AT&T can be sued by comcast for tring to get back in the TV market due to the fact the AT&T 's Cable Division was bought out by Comcast for AT&T's Over control of the market, they were Split up by Congress in fact , so AT&T will have to stay with Sateillte TV for now, Fact Reason's are that AT&T same company sold all it's right's for the Cable market , but didn't have any thing to do with the satellite markets, thats whats AT&T is working on now , but again they can not go back to the cable market, so that's where AT&T is left out .
12-12-2007 @ 5:28PM
LarryCivic said...
the assessment that AT&T can't get back into the Cable TV business is interesting, but I would suggest it is mostly wrong.

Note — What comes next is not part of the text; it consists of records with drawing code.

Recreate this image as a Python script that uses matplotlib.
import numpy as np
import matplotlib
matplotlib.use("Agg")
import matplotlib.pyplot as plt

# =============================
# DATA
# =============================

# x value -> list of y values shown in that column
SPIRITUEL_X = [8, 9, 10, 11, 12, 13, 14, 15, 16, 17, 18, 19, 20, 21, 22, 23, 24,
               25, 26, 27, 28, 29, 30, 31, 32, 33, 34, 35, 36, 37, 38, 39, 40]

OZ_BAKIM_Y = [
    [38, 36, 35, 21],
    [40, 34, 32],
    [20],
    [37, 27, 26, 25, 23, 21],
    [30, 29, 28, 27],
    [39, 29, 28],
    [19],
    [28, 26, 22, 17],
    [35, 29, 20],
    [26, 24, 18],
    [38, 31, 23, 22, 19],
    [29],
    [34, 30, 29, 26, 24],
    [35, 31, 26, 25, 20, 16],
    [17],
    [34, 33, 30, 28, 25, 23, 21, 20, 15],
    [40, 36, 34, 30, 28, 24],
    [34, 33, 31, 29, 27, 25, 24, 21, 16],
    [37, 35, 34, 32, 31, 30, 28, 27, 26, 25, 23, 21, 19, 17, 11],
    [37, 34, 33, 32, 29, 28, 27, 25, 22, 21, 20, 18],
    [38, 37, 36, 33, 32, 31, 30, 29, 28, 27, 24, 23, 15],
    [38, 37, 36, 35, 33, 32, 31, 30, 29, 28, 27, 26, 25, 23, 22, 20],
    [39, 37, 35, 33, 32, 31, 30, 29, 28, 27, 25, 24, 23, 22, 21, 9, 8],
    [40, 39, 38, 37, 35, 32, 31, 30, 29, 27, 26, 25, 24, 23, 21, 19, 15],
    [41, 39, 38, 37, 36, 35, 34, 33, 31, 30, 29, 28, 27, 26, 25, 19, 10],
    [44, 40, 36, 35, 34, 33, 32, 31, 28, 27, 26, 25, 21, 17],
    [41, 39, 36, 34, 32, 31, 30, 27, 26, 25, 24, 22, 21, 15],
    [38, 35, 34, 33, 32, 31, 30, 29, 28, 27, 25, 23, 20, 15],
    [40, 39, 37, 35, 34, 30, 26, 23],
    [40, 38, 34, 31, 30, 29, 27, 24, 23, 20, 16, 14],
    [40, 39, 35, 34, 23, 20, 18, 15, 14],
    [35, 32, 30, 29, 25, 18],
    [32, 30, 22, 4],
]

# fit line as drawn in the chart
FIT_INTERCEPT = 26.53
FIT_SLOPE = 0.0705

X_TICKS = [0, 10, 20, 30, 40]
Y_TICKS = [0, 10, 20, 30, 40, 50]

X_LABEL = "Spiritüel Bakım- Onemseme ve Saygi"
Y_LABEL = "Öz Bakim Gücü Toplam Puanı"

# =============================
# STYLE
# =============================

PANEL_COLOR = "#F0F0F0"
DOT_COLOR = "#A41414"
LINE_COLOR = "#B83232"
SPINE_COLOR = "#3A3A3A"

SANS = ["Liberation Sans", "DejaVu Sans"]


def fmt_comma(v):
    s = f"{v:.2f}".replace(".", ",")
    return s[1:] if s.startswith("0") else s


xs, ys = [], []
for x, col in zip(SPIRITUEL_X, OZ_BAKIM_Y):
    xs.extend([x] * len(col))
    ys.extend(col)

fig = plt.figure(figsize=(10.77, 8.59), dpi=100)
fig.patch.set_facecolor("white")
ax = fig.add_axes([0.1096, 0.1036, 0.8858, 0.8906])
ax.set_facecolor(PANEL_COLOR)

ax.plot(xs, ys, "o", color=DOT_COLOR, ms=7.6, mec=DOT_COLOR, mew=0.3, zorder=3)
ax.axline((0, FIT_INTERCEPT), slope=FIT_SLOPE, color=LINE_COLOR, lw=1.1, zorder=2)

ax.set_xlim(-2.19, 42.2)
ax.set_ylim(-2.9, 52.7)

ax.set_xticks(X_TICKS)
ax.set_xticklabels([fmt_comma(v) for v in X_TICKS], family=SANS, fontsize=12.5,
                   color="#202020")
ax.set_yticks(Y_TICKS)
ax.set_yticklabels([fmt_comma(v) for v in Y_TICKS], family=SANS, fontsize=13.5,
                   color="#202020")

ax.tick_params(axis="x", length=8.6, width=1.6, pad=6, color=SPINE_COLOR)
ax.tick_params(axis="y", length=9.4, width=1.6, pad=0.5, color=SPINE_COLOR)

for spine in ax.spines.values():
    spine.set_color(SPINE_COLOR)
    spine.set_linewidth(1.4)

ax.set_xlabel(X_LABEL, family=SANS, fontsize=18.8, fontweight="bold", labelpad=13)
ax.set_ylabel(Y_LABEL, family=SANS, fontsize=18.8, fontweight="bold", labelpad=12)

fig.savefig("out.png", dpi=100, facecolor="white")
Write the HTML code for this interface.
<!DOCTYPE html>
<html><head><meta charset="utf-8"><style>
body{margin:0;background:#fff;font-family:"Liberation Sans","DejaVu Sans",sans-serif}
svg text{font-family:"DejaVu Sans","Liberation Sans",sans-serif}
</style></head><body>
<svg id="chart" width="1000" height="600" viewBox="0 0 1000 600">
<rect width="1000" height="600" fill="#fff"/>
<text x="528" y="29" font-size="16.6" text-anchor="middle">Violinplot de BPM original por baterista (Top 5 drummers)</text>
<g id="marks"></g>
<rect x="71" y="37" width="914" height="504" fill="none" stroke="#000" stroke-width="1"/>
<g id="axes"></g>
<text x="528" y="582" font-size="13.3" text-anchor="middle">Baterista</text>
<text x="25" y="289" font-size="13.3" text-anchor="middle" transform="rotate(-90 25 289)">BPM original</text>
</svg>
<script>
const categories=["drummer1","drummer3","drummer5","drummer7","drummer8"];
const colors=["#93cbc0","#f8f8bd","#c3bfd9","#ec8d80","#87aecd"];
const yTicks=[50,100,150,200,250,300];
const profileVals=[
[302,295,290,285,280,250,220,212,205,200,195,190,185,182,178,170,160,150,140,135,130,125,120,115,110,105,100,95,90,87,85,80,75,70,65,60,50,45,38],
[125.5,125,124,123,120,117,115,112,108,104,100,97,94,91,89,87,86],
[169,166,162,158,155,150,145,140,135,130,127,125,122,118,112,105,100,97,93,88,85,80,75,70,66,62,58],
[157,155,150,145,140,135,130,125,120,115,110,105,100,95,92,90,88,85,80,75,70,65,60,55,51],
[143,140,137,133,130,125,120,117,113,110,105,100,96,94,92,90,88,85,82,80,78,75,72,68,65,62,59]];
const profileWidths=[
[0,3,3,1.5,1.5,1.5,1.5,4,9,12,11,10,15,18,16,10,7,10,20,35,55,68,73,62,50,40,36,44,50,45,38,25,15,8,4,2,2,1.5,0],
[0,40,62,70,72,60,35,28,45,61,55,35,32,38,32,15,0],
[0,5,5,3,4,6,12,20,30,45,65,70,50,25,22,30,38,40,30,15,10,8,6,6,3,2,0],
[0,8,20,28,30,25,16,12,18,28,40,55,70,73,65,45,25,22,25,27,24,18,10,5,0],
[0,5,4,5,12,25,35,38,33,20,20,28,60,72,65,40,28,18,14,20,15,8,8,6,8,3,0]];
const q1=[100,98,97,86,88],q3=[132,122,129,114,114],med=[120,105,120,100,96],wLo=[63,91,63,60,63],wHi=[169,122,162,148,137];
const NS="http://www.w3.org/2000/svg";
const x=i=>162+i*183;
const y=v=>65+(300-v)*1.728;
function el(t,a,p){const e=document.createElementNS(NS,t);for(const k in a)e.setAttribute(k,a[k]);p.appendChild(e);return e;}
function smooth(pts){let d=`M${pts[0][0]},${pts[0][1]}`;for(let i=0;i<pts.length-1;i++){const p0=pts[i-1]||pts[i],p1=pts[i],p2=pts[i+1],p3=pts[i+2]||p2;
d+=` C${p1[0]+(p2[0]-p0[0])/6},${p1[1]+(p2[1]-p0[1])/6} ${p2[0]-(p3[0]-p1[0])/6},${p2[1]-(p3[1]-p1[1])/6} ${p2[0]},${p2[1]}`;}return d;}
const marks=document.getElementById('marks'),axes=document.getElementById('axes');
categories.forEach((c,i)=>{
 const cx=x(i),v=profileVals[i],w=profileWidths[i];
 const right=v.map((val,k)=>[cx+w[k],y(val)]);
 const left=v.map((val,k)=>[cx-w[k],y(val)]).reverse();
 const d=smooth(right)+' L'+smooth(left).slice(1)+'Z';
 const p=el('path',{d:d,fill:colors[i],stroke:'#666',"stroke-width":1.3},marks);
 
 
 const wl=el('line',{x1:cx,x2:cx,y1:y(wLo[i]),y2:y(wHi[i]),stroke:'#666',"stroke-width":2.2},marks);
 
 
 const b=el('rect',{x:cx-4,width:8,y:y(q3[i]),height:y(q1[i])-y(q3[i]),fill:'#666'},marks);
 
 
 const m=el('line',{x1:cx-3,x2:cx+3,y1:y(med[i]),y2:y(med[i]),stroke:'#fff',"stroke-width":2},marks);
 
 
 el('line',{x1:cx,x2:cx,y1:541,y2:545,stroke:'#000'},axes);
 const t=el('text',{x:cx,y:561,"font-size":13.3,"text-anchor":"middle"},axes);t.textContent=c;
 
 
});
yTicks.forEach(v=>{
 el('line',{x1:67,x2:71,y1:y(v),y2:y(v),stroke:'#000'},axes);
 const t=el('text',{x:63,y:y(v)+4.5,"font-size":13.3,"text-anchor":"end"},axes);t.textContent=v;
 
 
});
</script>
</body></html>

First of all the corporate entity that sold AT&T Cable no longer exists. It was purchased by SBC Communications. SBC Communications then changed it's name to AT&T to benefit from the exception strenth of the AT&T brand name domestically and internationally. Secondly, you will find the service being deployed to provide entertainment and information services to compete with the Comcasts and Time Warner's of the world is technically defined as an Internet service. It has a completely different architecture, it simply provides some competing and in some cases overlapping services. I'm sure the folks at AT&T would tell you those services are both more and better services than cable TV. The devil is alwys in the details.
12-12-2007 @ 6:53PM
Darrnell10 said...
Comcast own the line of AT&T Cable and AT&T can't go back in the market due to the Agree ment they made with Comcast And the U.S.Goverment, but they can go into the satelite market due to the fact they were not banned from that market.